When a part fails, it fails from the weakest point – a whole wing doesn’t just fall off, it falls because the bolts holding it break. The way it breaks tells you a lot about the event – bolts that stretch and fail will look different from bolts that are instantly overloaded and shear at the head, because one will have a fracture in the shaft and one will be a clean shear at the head. There’s so many examples in mechanical engineering that it’s often easy to understand the mechanism of failure. Other surrounding parts will have wear or damage that will support the investigation.

If you look at the crash scenario, you can tell a difference between parts that were destroyed by the impact because they will have impact damage – upper surfaces may be less damaged than lower ones, or there might be dirt and debris in the areas that hit the ground first, for example.
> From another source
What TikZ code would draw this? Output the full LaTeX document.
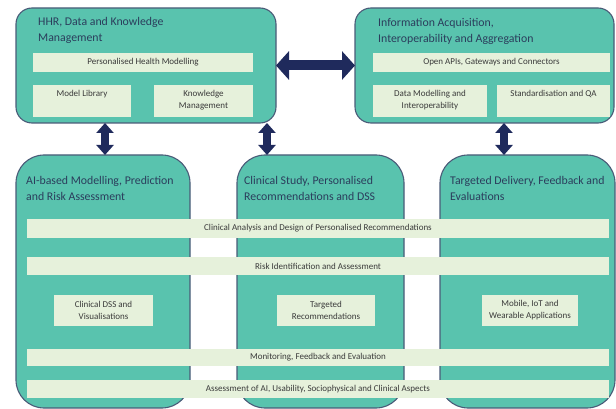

Parts that failed earlier- like bolts – will likely survive the crash damage because their weakest part has already failed, and will either be housed within a part that will take the impact, or the bolt will be so solid it won’t have much damage anyway. If you drop a solid steel bolt from height, you’ll get damage on the small section that had the impact, but the rest is solid steel and will often survive just fine. The head is often a failure point but the shaft will survive a hefty impact because it harder than the surface it impacts.

Aviation parts are made specifically and metalurgically to withstand high stresses, so they don’t take damage they way a lower grade of steel will. So you can then expect the bolts to perform a certain way, and determine when they likely failed because you will usually know the speed of the crash and the mass of the plane. All this is used to determine, through failure tracing, where the issue started.

Anonymous 0 Comments

I believe in the case of AA191 they found parts of the broken thrust bushing bolt on or near the runway associated with debris from the detached #1 engine some distance from the crash site. This indicated that the bolt was broken and separated from the aircraft before the aircraft impacted the ground.

Anonymous 0 Comments

Because evidence.

You are classifying all types of broken bolts as the same when in fact they are not the same.